University POLITEHNICA of Bucharest (ROMANIA)
About this paper:
Appears in: EDULEARN17 Proceedings
Publication year: 2017
Pages: 1761-1769
ISBN: 978-84-697-3777-4
ISSN: 2340-1117
doi: 10.21125/edulearn.2017.1376
Conference name: 9th International Conference on Education and New Learning Technologies
Dates: 3-5 July, 2017
Location: Barcelona, Spain
This paper explores the use of virtual environments for the purpose of training visually impaired individuals in the use of the Sound of Vision sensory substitution solution. Sound of Vision is a wearable device which scans the environment using various cameras and converts the extracted information into audio and haptic stimuli. Proficiency with this advanced sensory substitution solution comes through training.

Part of the Sound of Vision training strategy is based on a set of gamified virtual environments, as a safe, cost-effective, motivating and efficient tool. Most serious games are specifically designed for training or educating users, rather than entertainment, and in most cases, users play them out of necessity to gain a practical skill set - which is also the case for our visually impaired users. It includes a set of realistic environments that expose the user to daily tasks, a fantasy environment which exposes to similar tasks but with a fantasy storyline and a large number of mini-games, each focused on developing a specific skill. This paper focuses on these mini-games contained in the Sound of Vision Virtual Training Environments, the skills they teach the user and the ways they contribute to the serious game by providing engagement, entertainment and challenge. Each mini-game provides an environment which favors various essential skills such as navigating a 3D environment, detecting an object's location or differentiating between two or more sources of information.

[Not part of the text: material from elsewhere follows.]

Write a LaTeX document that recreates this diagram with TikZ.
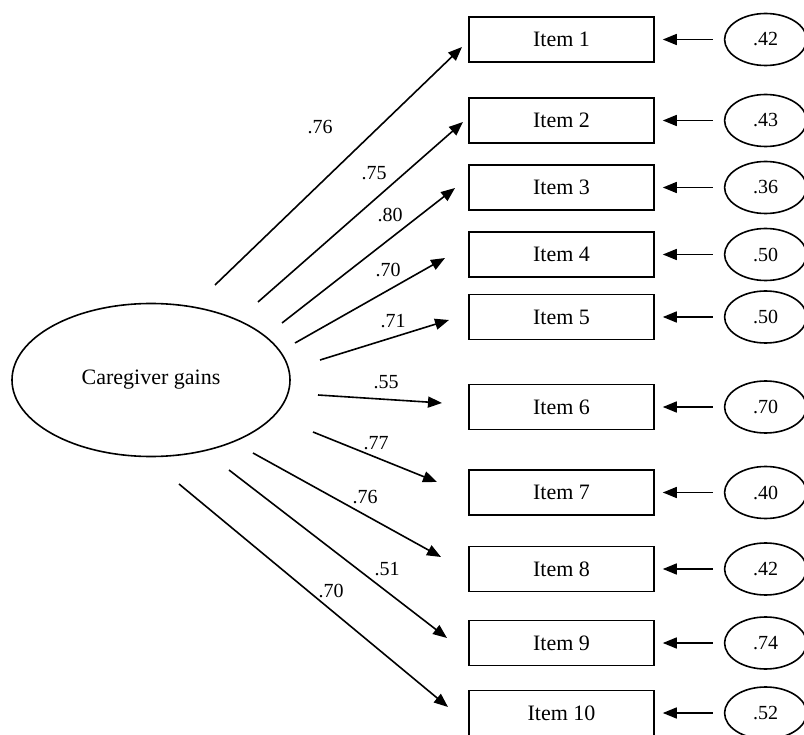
\documentclass[tikz,border=0pt]{standalone}
\usepackage{fontspec}
\setmainfont{Liberation Serif}
\usetikzlibrary{positioning,shapes.geometric,arrows.meta}

\begin{document}
\begin{tikzpicture}[x=1pt, y=1pt,
  latent/.style={draw, ellipse, line width=1.6pt, minimum width=278pt, minimum height=153pt, font=\fontsize{22}{26}\selectfont},
  item/.style={draw, rectangle, line width=1.6pt, minimum width=185pt, minimum height=45pt, font=\fontsize{22}{26}\selectfont},
  err/.style={draw, ellipse, line width=1.6pt, minimum width=82pt, minimum height=52pt, inner sep=0pt, font=\fontsize{20}{24}\selectfont},
  wt/.style={font=\fontsize{20}{24}\selectfont, inner sep=0pt},
  load/.style={line width=1.6pt, -{Triangle[length=14pt,width=11pt]}},
  node distance=70pt]
  \useasboundingbox (0,0) rectangle (804,-735);

  \node[latent] (gains) at (151,-380) {\raisebox{5pt}{Caregiver gains}};

  \node[item] (i1) at (561.5,-39.5) {Item 1};
  \node[item] (i2) [below of=i1,yshift=-11pt] {Item 2};
  \node[item] (i3) [below of=i2,yshift=3pt] {Item 3};
  \node[item] (i4) [below of=i3,yshift=3pt] {Item 4};
  \node[item] (i5) [below of=i4,yshift=7.5pt] {Item 5};
  \node[item] (i6) [below of=i5,yshift=-20pt] {Item 6};
  \node[item] (i7) [below of=i6,yshift=-15.5pt] {Item 7};
  \node[item] (i8) [below of=i7,yshift=-6.5pt] {Item 8};
  \node[item] (i9) [below of=i8,yshift=-4pt] {Item 9};
  \node[item] (i10) [below of=i9] {Item 10};

  \node[err] (e1) [right=69pt of i1] {.42};
  \node[err] (e2) [right=69pt of i2] {.43};
  \node[err] (e3) [right=69pt of i3] {.36};
  \node[err] (e4) [right=69pt of i4] {.50};
  \node[err] (e5) [right=69pt of i5] {.50};
  \node[err] (e6) [right=69pt of i6] {.70};
  \node[err] (e7) [right=69pt of i7] {.40};
  \node[err] (e8) [right=69pt of i8] {.42};
  \node[err] (e9) [right=69pt of i9] {.74};
  \node[err] (e10) [right=69pt of i10] {.52};

  % loadings: free ends of the arrows
  \coordinate (s1) at (215,-285);  \coordinate (t1) at (462,-47);
  \coordinate (s2) at (258,-302);  \coordinate (t2) at (463,-122);
  \coordinate (s3) at (282,-323);  \coordinate (t3) at (455,-188);
  \coordinate (s4) at (295,-343);  \coordinate (t4) at (445,-258);
  \coordinate (s5) at (320,-360);  \coordinate (t5) at (449,-320);
  \coordinate (s6) at (318,-395);  \coordinate (t6) at (442,-403);
  \coordinate (s7) at (313,-432);  \coordinate (t7) at (437,-482);
  \coordinate (s8) at (253,-453);  \coordinate (t8) at (441,-557);
  \coordinate (s9) at (229,-470);  \coordinate (t9) at (447,-638);
  \coordinate (s10) at (179,-484); \coordinate (t10) at (448,-707);

  \path (s1) edge[load] (t1)
        (s2) edge[load] (t2)
        (s3) edge[load] (t3)
        (s4) edge[load] (t4)
        (s5) edge[load] (t5)
        (s6) edge[load] (t6)
        (s7) edge[load] (t7)
        (s8) edge[load] (t8)
        (s9) edge[load] (t9)
        (s10) edge[load] (t10);

  \node[wt] (w1) at (320,-127) {.76};
  \node[wt] (w2) at (374,-173) {.75};
  \node[wt] (w3) at (390,-215) {.80};
  \node[wt] (w4) at (388,-270) {.70};
  \node[wt] (w5) at (393,-321) {.71};
  \node[wt] (w6) at (386,-382) {.55};
  \node[wt] (w7) at (376,-443) {.77};
  \node[wt] (w8) at (365,-497) {.76};
  \node[wt] (w9) at (387,-569) {.51};
  \node[wt] (w10) at (331,-591) {.70};

  % residuals
  \path (e1) edge[load,shorten <=11pt,shorten >=8pt] (i1)
        (e2) edge[load,shorten <=11pt,shorten >=8pt] (i2)
        (e3) edge[load,shorten <=11pt,shorten >=8pt] (i3)
        (e4) edge[load,shorten <=11pt,shorten >=8pt] (i4)
        (e5) edge[load,shorten <=11pt,shorten >=8pt] (i5)
        (e6) edge[load,shorten <=11pt,shorten >=8pt] (i6)
        (e7) edge[load,shorten <=11pt,shorten >=8pt] (i7)
        (e8) edge[load,shorten <=11pt,shorten >=8pt] (i8)
        (e9) edge[load,shorten <=11pt,shorten >=8pt] (i9)
        (e10) edge[load,shorten <=11pt,shorten >=8pt] (i10);
\end{tikzpicture}
\end{document}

Among the mini-games, we mention:
Tunnel – places the user in a long tunnel that can have multiple 90 degree turns. The task given is to reach the end of the tunnel.
Pickups - tasks the player with going to different locations and collecting pickups. When he reaches the designated location, the current pickup is collected and the next one appears.
Slalom - the player has to traverse an area where multiple obstacles are placed randomly, without touching them. This challenge is designed to train 3D navigation on a more advanced level than Tunnel.
Asteroids - places the player in a fixed position inside an empty space where asteroids appear around them and home in on the user’s location. They have to shoot all the incoming asteroids before they are hit by one.
Catcher - the mini-game limits the player’s movement to one axis (left-right) and creates three lanes in front of them. Pickups are spawned on each lane randomly and head towards the player’s side. The user must catch as many of them as possible by moving left and right between the lanes.
Maze - the player is placed inside a maze and must find a path that leads to a checkpoint to advance to the next level. At lower levels of difficulty all the paths lead to a checkpoint, while at higher levels only one path is correct and the user must find it by trial and error.
Decoys - places the player in a square room. In the room, initially, there is only one pickup. When the player reaches it, another one is spawned, together with a decoy. The player must only collect the pickup.
These mini-games can provide a valuable learning environment for visually impaired users and contribute to the overall effectiveness of the training program designed for a Sensory Substitution Device such as Sound of Vision.